EASING-UP APPROACH: Under this approach, each bank will issue redeemable coupon bond equal to the amount of non-recoverable NPL at prevailing bank rate or any other concessional rate allowed by the Bangladesh Bank and the government or the Bangladesh Bank will buy those bonds. The sale proceeds of these bonds will be utilised to write-off non-recoverable NPL. This approach of issuing bond and selling thereof to the regulator or the government to free cash is known as Easing-up approach.

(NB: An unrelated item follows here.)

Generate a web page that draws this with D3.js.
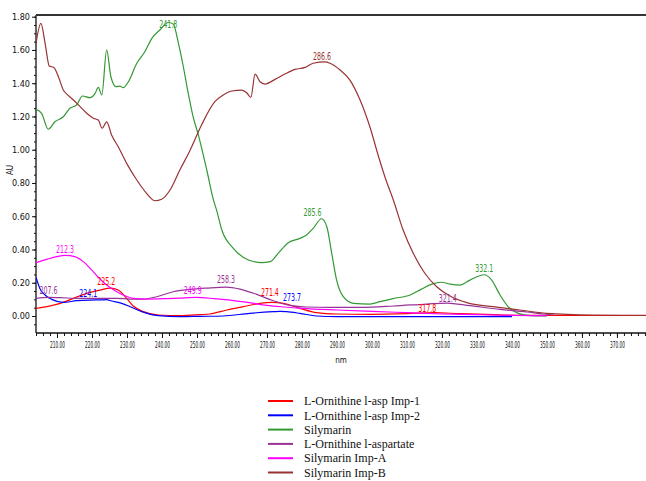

These bonds will be redeemed to the selling bank as per predetermined schedule and will then be eliminated or removed from the books of account as writing off measures.  
REPURCHASE/REDEMPTION PROCESS: In both the cases the memo account will need to be created to record these assignable securities or redeemable bond and full disclosure will be provided in the Financial Statement of the Bank.
This will, however, not immune the bank from their recovery drive to realise NPL. Instead vigorous measures will remain underway to expedite the legal process or other applicable means as may be deemed necessary for recovering the loan and disposing of the realisable collateral security.
Every year Bank will use either the entire amount of recovered NPL if any or 50 per cent of its EBT (earning before tax) or Tk.1000 million,  whichever is higher, to buy back the Assignable Securities or bond to write off the buy-back/redeemed amount immediately. The amount to be used to buy back assignable securities will be treated as expenses. This buy back or redemption will be done twice in a year i.e. after every half yearly and annual account closing. This process will continue till the entire amount of assignable securities or redemption of bond is completed and writing off process ends. This will not however apply to any newly created NPL as this will be written off immediately after identification.  
Nironjan Roy, CPA, CMA is a Toronto-based banker.